A sign asking Juneau residents to sign a petition eliminating a requirement that property buyers disclose their purchase price is displayed by a signature gatherer during a collection effort earlier this month. The petition appears to have gathered enough signatures to appear on municipal ballots in October. (Courtesy Photo / Southeast Alaska Board of Realtors)

Property buyers may again be able to keep prices secret

Ballot petition repealing required disclosure of price to city has enough signatures, proponents say

A petition seeking to repeal an ordinance requiring Juneau property buyers to disclose the purchase price to the city appears to have enough signatures to qualify for the Oct. 3 municipal ballot, organizers said Monday.

The ordinance has been controversial since it was discussed and then enacted in 2020, with a group of real estate agents and others leading the repeal effort. The campaign was sparked by the City and Borough of Juneau Assembly’s decision to put teeth in the oft-ignored requirement by imposing $50-a-day fines for buyers who don’t comply starting June 27.

An initial tally shows 2,501 registered voters signed the petition by Friday’s deadline, well in excess of the 2,130 needed to qualify for the ballot, said Tonja Moser, president of the Southeast Alaska Board of Realtors. She said total signatures gathering during the 30-day period actually was close to the 3,000 organizers sought to ensure a sufficient safety margin, but a few hundred were not notarized or from people not eligible to vote.

[Petition seeks to nix real estate disclosure requirement]

“We expected that,” she said, adding she doesn’t expect the number of qualifying signatures to change notably during the 10 days the city has to review them.

If the signatures come up short of the required total the organizers, who call themselves Protect Juneau Homeowners’ Privacy, will have an additional 10 days to meet the mandatory minimum.

If the question does qualify for the ballot the the dividing lines for the campaign are suggested in a letter City Finance Director Jeff Rogers wrote to the Assembly’s Finance Committee in January of 2020 when it was considering the ordinance.

“Generally, government assessors and their professional associations endorse mandatory disclosure of the sales prices of real estate transactions,” Rogers wrote, adding such disclosure “increases the amount of information available to the assessor and the general public, and increased information certainly leads to more accurate — hence more equitable — property assessments.”

“Conversely, real estate industry professionals generally oppose mandatory disclosure,” because they argue sales prices are not necessarily a good indicator of taxable value and it’s an invasion of the buyer’s privacy, he noted.

Rogers, in recommending the Assembly approve the ordinance, stated privacy concerns should be considered, but “in weighing the balance between equitability and privacy, the vast majority of jurisdictions in the United States have opted for mandatory disclosure of sales prices in real estate transactions.”

Spearheading the campaign for the recall proponents is Ann Sparks, an associate with Platinum Keller Williams Realty Alaska Group, who said implementing the disclosure policy in Juneau because it’s common elsewhere is nonsensical due to the city’s lack of developable property and other unique considerations.

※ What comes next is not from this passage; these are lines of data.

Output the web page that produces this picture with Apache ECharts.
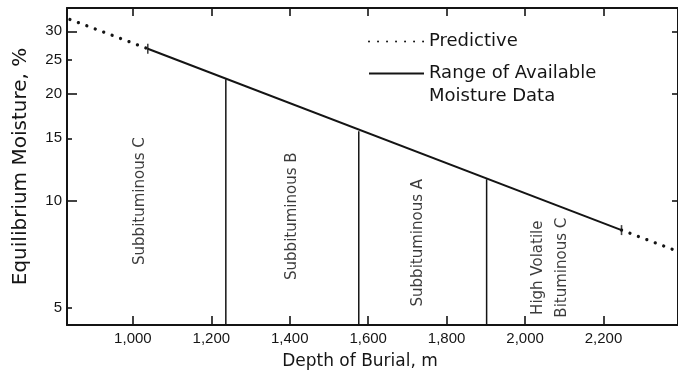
<!DOCTYPE html>
<html><head><meta charset="utf-8">
<script src="https://cdn.jsdelivr.net/npm/echarts@6/dist/echarts.min.js"></script>
<style>html,body{margin:0;padding:0;background:#fff}#chart{width:678px;height:372px}</style>
</head><body><div id="chart"></div>
<script>
// ---- data ----
const depthTicks = [1000, 1200, 1400, 1600, 1800, 2000, 2200];
const moistureTicks = [5, 10, 15, 20, 25, 30];
const moistureMajorTicks = [10, 20, 30];
const moistureMinorTicks = [5, 15, 25];
const depthRange = [832, 2390];
const moistureRange = [4.47, 34.9];

const predictiveLeftDepth = [839.5, 1038];
const predictiveLeftMoisture = [32.4, 26.8];
const predictiveRightDepth = [2246, 2386];
const predictiveRightMoisture = [8.27, 7.23];
const rangeDepth = [1038, 2246];
const rangeMoisture = [26.8, 8.27];
const boundaryDepth = [1237, 1576, 1902];
const boundaryMoisture = [22.0, 15.7, 11.5];
const rankNames = ['Subbituminous C', 'Subbituminous B', 'Subbituminous A', 'High Volatile\nBituminous C'];
const rankLabelDepth = [1018, 1406, 1727, 2063];
const rankLabelMoisture = [9.98, 9.05, 7.62, 6.48];

// ---- build ----
const INK = '#141414';
const TXT = '#151515';
const zip = (a, b) => a.map((v, i) => [v, b[i]]);
const log10 = v => Math.log10(v);
const predictiveStyle = { color: INK, width: 3.3, type: [0.01, 9], cap: 'round' };
const rangeStyle = { color: INK, width: 2 };
const hiddenSymbol = { color: 'rgba(0,0,0,0)', borderWidth: 0, opacity: 0 };

const series = [
  { name: 'Predictive', type: 'line', xAxisIndex: 0, yAxisIndex: 0, symbol: 'none', silent: true,
    itemStyle: { color: INK }, data: zip(predictiveLeftDepth, predictiveLeftMoisture), lineStyle: predictiveStyle },
  { name: 'Predictive', type: 'line', xAxisIndex: 0, yAxisIndex: 0, symbol: 'none', silent: true,
    itemStyle: { color: INK }, data: zip(predictiveRightDepth, predictiveRightMoisture), lineStyle: predictiveStyle },
  { name: 'Range of Available\nMoisture Data', type: 'line', xAxisIndex: 0, yAxisIndex: 0, symbol: 'none', silent: true,
    itemStyle: { color: INK }, data: zip(rangeDepth, rangeMoisture), lineStyle: rangeStyle },
  { name: 'rangeEnds', type: 'scatter', xAxisIndex: 0, yAxisIndex: 0, silent: true,
    symbol: 'rect', symbolSize: [1.6, 10], itemStyle: { color: INK },
    data: zip(rangeDepth, rangeMoisture) }
];
boundaryDepth.forEach((d, i) => {
  series.push({ name: 'boundary' + i, type: 'line', xAxisIndex: 0, yAxisIndex: 0, symbol: 'none', silent: true,
    data: [[d, moistureRange[0]], [d, boundaryMoisture[i]]], lineStyle: { color: INK, width: 1.5 } });
});
series.push({
  name: 'ranks', type: 'scatter', xAxisIndex: 0, yAxisIndex: 0, symbolSize: 0, silent: true,
  data: rankNames.map((n, i) => ({ name: n, value: [rankLabelDepth[i], rankLabelMoisture[i]] })),
  label: { show: true, position: 'inside', rotate: 90, formatter: p => p.name,
    fontFamily: 'DejaVu Sans', fontSize: 15, color: '#0a0a0a', lineHeight: 24, align: 'center', verticalAlign: 'middle' }
});

const tickLine = { color: INK, width: 1.6 };
const legendText = { fontFamily: 'DejaVu Sans', fontSize: 18, color: TXT, lineHeight: 23 };
const option = {
  animation: false,
  backgroundColor: '#fff',
  grid: { left: 67, right: 0, top: 8, bottom: 47, containLabel: false, outerBoundsMode: 'none' },
  legend: [
    { left: 368, top: 30, padding: 0, orient: 'vertical', itemWidth: 55, itemHeight: 14, selectedMode: false,
      itemStyle: hiddenSymbol, data: ['Predictive'], textStyle: legendText },
    { left: 368, top: 39, padding: 0, orient: 'vertical', itemWidth: 55, itemHeight: 14, selectedMode: false,
      itemStyle: hiddenSymbol, data: ['Range of Available\nMoisture Data'],
      // leading empty line keeps the sample line level with the first text line
      formatter: name => '\n' + name,
      textStyle: legendText }
  ],
  xAxis: [
    { type: 'value', position: 'bottom', min: depthRange[0], max: depthRange[1],
      axisLine: { show: true, lineStyle: { color: INK, width: 2 } },
      axisTick: { show: true, inside: true, length: 9, customValues: depthTicks, lineStyle: tickLine },
      axisLabel: { show: true, customValues: depthTicks, margin: 6, fontFamily: 'Liberation Sans', fontSize: 15, color: TXT,
        formatter: v => v.toLocaleString('en-US') },
      splitLine: { show: false },
      name: 'Depth of Burial, m', nameLocation: 'middle', nameGap: 28,
      nameTextStyle: { fontFamily: 'DejaVu Sans', fontSize: 17, color: TXT, padding: [0, 25, 0, 0] } },
    { type: 'value', position: 'top', min: depthRange[0], max: depthRange[1],
      axisLine: { show: true, lineStyle: { color: INK, width: 2 } },
      axisTick: { show: true, inside: true, length: 8, customValues: depthTicks, lineStyle: tickLine },
      axisLabel: { show: false }, splitLine: { show: false } }
  ],
  yAxis: [
    { type: 'log', position: 'left', min: moistureRange[0], max: moistureRange[1],
      axisLine: { show: true, lineStyle: { color: INK, width: 2 } },
      axisTick: { show: false }, axisLabel: { show: false }, splitLine: { show: false }, minorTick: { show: false },
      name: 'Equilibrium Moisture, %', nameLocation: 'middle', nameGap: 36,
      nameTextStyle: { fontFamily: 'DejaVu Sans', fontSize: 20, color: TXT } },
    { type: 'value', position: 'left', min: log10(moistureRange[0]), max: log10(moistureRange[1]),
      axisLine: { show: false },
      axisTick: { show: true, inside: true, length: 10, customValues: moistureMajorTicks.map(log10), lineStyle: tickLine },
      axisLabel: { show: true, customValues: moistureTicks.map(log10), margin: 5, fontFamily: 'Liberation Sans', fontSize: 15, color: TXT,
        formatter: v => String(Math.round(Math.pow(10, v))) },
      splitLine: { show: false } },
    { type: 'value', position: 'left', min: log10(moistureRange[0]), max: log10(moistureRange[1]),
      axisLine: { show: false },
      axisTick: { show: true, inside: true, length: 5, customValues: moistureMinorTicks.map(log10), lineStyle: tickLine },
      axisLabel: { show: false }, splitLine: { show: false } },
    { type: 'value', position: 'right', min: log10(moistureRange[0]), max: log10(moistureRange[1]),
      axisLine: { show: true, lineStyle: { color: INK, width: 2 } },
      axisTick: { show: true, inside: true, length: 6, customValues: moistureMajorTicks.map(log10), lineStyle: tickLine },
      axisLabel: { show: false }, splitLine: { show: false } }
  ],
  series: series
};
const chart = echarts.init(document.getElementById('chart'), null, { renderer: 'canvas' });
chart.setOption(option);
</script>
</body></html>
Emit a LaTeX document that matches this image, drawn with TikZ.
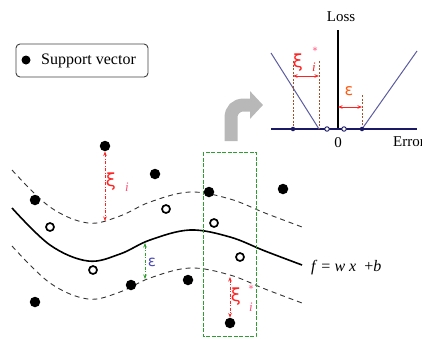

“We’re not like every other city in the Lower 48,” she said. “We’re not even like other cities in Alaska.”

Also the sharp increase in property values — and being subject to rapid changes — since the local ordinance was enacted further distorts the difference between assessed and actual sales prices, which puts a wide variety of people including low-income and renter at a disadvantage if disclosure results in consequences such as high taxes, Sparks said.

“When this ordinance came out I think there was a lot of misunderstanding,” she said.

The fall ballot is likely to feature some high-profile questions, including extending the city’s temporary 1% sales tax for yet another five years and a possible bond measure for a new City Hall, which may overshadow the property disclosure repeal. But Sparks said she hopes high-profile issues result in a high level of interest in ballot questions and consequently a high turnout.